We actually use a DAG in the txpool already for resource dependencies :)

In our current instantiation of the txpool, transactions are required to have a descending gas price as the depth increases between coin dependencies. This constraint helps to ensure that selecting transactions in order by gas price will also be ordered in terms of their dependency on each other. However, this has some downsides. For example, in Ethereum you can cancel a previous pending transaction by submitting another one with the same nonce and a higher gas price. This works by making miners choose the higher price transaction, which then invalidates the nonce on the pending tx with the lower price. If a gas price has to be descending based on depth, this makes the tx difficult to cancel if the price is already at its maximum limit.
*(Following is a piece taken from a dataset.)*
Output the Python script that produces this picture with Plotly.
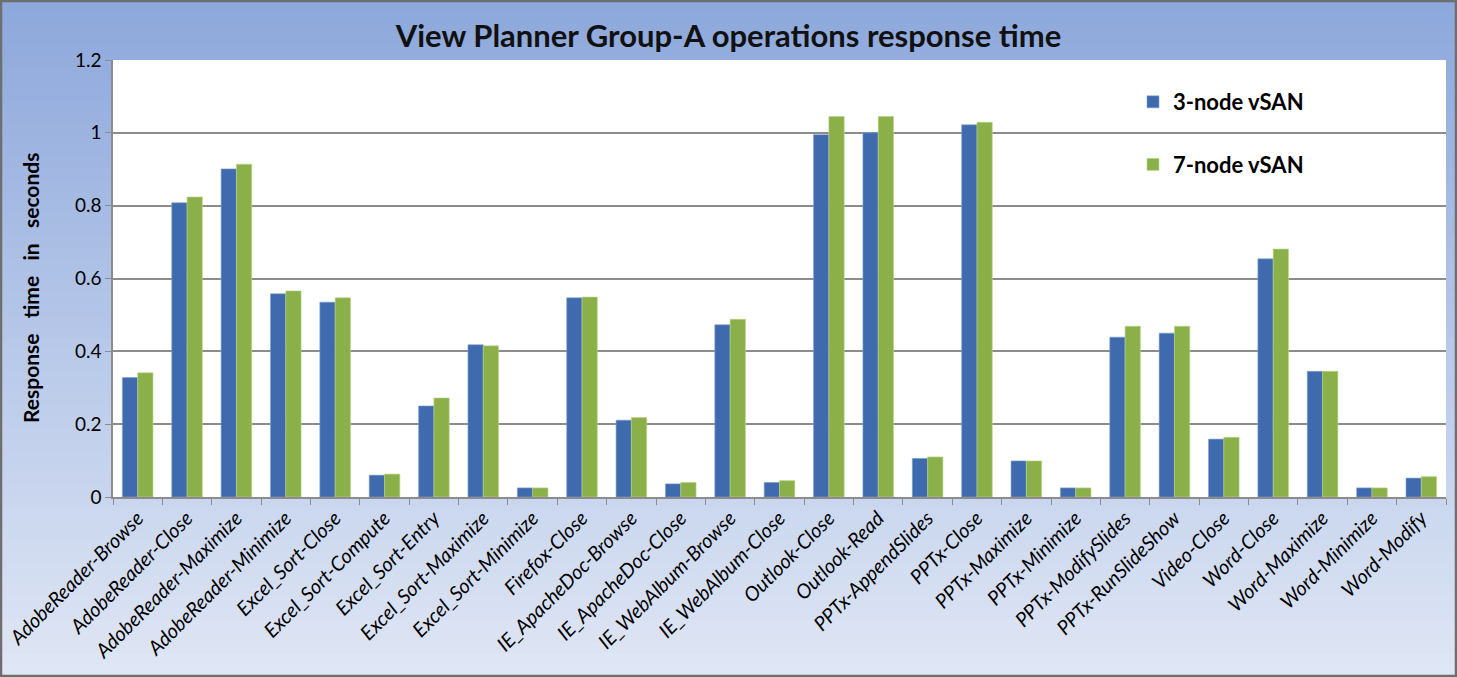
import plotly.graph_objects as go

categories = [
    "AdobeReader-Browse", "AdobeReader-Close", "AdobeReader-Maximize", "AdobeReader-Minimize",
    "Excel_Sort-Close", "Excel_Sort-Compute", "Excel_Sort-Entry", "Excel_Sort-Maximize",
    "Excel_Sort-Minimize", "Firefox-Close", "IE_ApacheDoc-Browse", "IE_ApacheDoc-Close",
    "IE_WebAlbum-Browse", "IE_WebAlbum-Close", "Outlook-Close", "Outlook-Read",
    "PPTx-AppendSlides", "PPTx-Close", "PPTx-Maximize", "PPTx-Minimize",
    "PPTx-ModifySlides", "PPTx-RunSlideShow", "Video-Close", "Word-Close",
    "Word-Maximize", "Word-Minimize", "Word-Modify",
]
node3 = [0.328, 0.808, 0.901, 0.558, 0.535, 0.060, 0.250, 0.418, 0.025, 0.547,
         0.211, 0.036, 0.473, 0.040, 0.995, 1.000, 0.106, 1.022, 0.099, 0.025,
         0.439, 0.450, 0.159, 0.654, 0.345, 0.025, 0.052]
node7 = [0.341, 0.824, 0.914, 0.566, 0.547, 0.063, 0.272, 0.415, 0.025, 0.549,
         0.218, 0.040, 0.488, 0.045, 1.045, 1.045, 0.110, 1.029, 0.099, 0.025,
         0.469, 0.469, 0.164, 0.681, 0.345, 0.025, 0.056]
series_names = ["3-node vSAN", "7-node vSAN"]
y_ticks = [0, 0.2, 0.4, 0.6, 0.8, 1, 1.2]
y_ticklabels = ["0", "0.2", "0.4", "0.6", "0.8", "1", "1.2"]

W, H = 1457, 677
ML, MR, MT, MB = 113, 11, 60, 180
PW, PH = W - ML - MR, H - MT - MB

def px_x(px):
    return (px - ML) / PW

def px_y(py):
    return (H - MB - py) / PH

FONT = "Lato"

fig = go.Figure()
fig.add_trace(go.Bar(x=categories, y=node3, name="<b>%s</b>" % series_names[0], legendgroup="a",
                     marker=dict(color="#3F6BAE", line=dict(color="#7F9FD0", width=0.6))))
fig.add_trace(go.Bar(x=categories, y=node7, name="<b>%s</b>" % series_names[1], legendgroup="b",
                     marker=dict(color="#8BB04A", line=dict(color="#B9D68A", width=0.6))))

# gradient background
shapes = []
N = 60
top_c = (140, 167, 219)
bot_c = (224, 231, 245)
for i in range(N):
    t0 = i / N
    t1 = (i + 1) / N
    tm = (t0 + t1) / 2
    c = tuple(int(round(top_c[k] + (bot_c[k] - top_c[k]) * tm)) for k in range(3))
    shapes.append(dict(type="rect", xref="paper", yref="paper", layer="below",
                       x0=px_x(0), x1=px_x(W), y0=px_y(H * t1), y1=px_y(H * t0) + 0.002,
                       fillcolor="rgb(%d,%d,%d)" % c, line=dict(width=0)))
# plot area white
shapes.append(dict(type="rect", xref="paper", yref="paper", layer="below",
                   x0=0, x1=1, y0=0, y1=1, fillcolor="white", line=dict(width=0)))
# outer frame
shapes.append(dict(type="rect", xref="paper", yref="paper", layer="above",
                   x0=px_x(1), x1=px_x(W - 1), y0=px_y(H - 1), y1=px_y(1),
                   fillcolor="rgba(0,0,0,0)", line=dict(color="#6E6E6E", width=2.5)))

fig.update_layout(
    width=W, height=H,
    margin=dict(l=ML, r=MR, t=MT, b=MB, autoexpand=False),
    paper_bgcolor="#C8D5EE",
    plot_bgcolor="white",
    barmode="group",
    bargap=0.38,
    bargroupgap=0.0,
    font=dict(family=FONT, color="#000000"),
    title=dict(text="<b>View Planner Group-A operations response time</b>",
               x=0.5, xanchor="center", y=1 - 36 / H, yanchor="middle",
               font=dict(size=31, family=FONT, color="#111111")),
    legend=dict(x=px_x(1133), y=px_y(81), xanchor="left", yanchor="top",
                bgcolor="rgba(0,0,0,0)", font=dict(size=22, family=FONT, color="#000000"),
                tracegroupgap=31, itemwidth=30, traceorder="grouped"),
    shapes=shapes,
    annotations=[dict(text="<b>Response\u00a0\u00a0\u00a0time\u00a0\u00a0\u00a0in\u00a0\u00a0\u00a0seconds</b>",
                      xref="paper", yref="paper", x=px_x(30), y=px_y(288),
                      xanchor="center", yanchor="middle", textangle=-90, showarrow=False,
                      font=dict(size=21, family=FONT, color="#000000"))],
    showlegend=True,
)
fig.update_xaxes(
    automargin=False,
    tickangle=-45, tickfont=dict(size=20, family=FONT, color="#000000"),
    showline=True, linecolor="#8C8C8C", linewidth=1.5,
    ticks="outside", tickson="boundaries", ticklen=6, tickcolor="#8C8C8C",
    showgrid=False,
    tickvals=categories, ticktext=["<i>%s</i>" % c for c in categories],
)
fig.update_yaxes(
    automargin=False,
    range=[0, 1.2], tickvals=y_ticks, ticktext=y_ticklabels,
    tickfont=dict(size=19, family=FONT, color="#000000"),
    showline=True, linecolor="#8C8C8C", linewidth=1.5,
    ticks="outside", ticklen=6, tickcolor="#8C8C8C",
    showgrid=True, gridcolor="#8C8C8C", gridwidth=1.5, zeroline=False,
)

fig.write_html("out.html", config={"displayModeBar": False},
               post_script="document.body.style.margin='0px';document.body.style.overflow='hidden';")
It also means that long transaction sequences may have to underprice their transactions, causing that subtree to be ignored by miners.

For selecting transactions from the tree in batches, are you implying that it would slice through the subset of connected nodes until the gas price of the next element in the sequence is lower than other unconnected nodes OR the group gas limit is reached? This may allow us to do away with the constraint that requires descending gas prices.

Voxelot avatar Mar 30 '23 02:03 Voxelot

Looks good, very detailed and comprehensive. Some questions:

  • How does this relate to parallel predicate execution? Do we need separate concurrency limits for that?
  • Can you censor/delay a tx by repeatedly sending a slightly higher-gas-price but low-gas-limit transactions that confict with it? Is this an issue?
  • There are some possible optimizations over greedy transaction selection, do want to consider those? Especially if we don't require deterministic selection process. We can go ahead with the greedy algo and experiment with this later.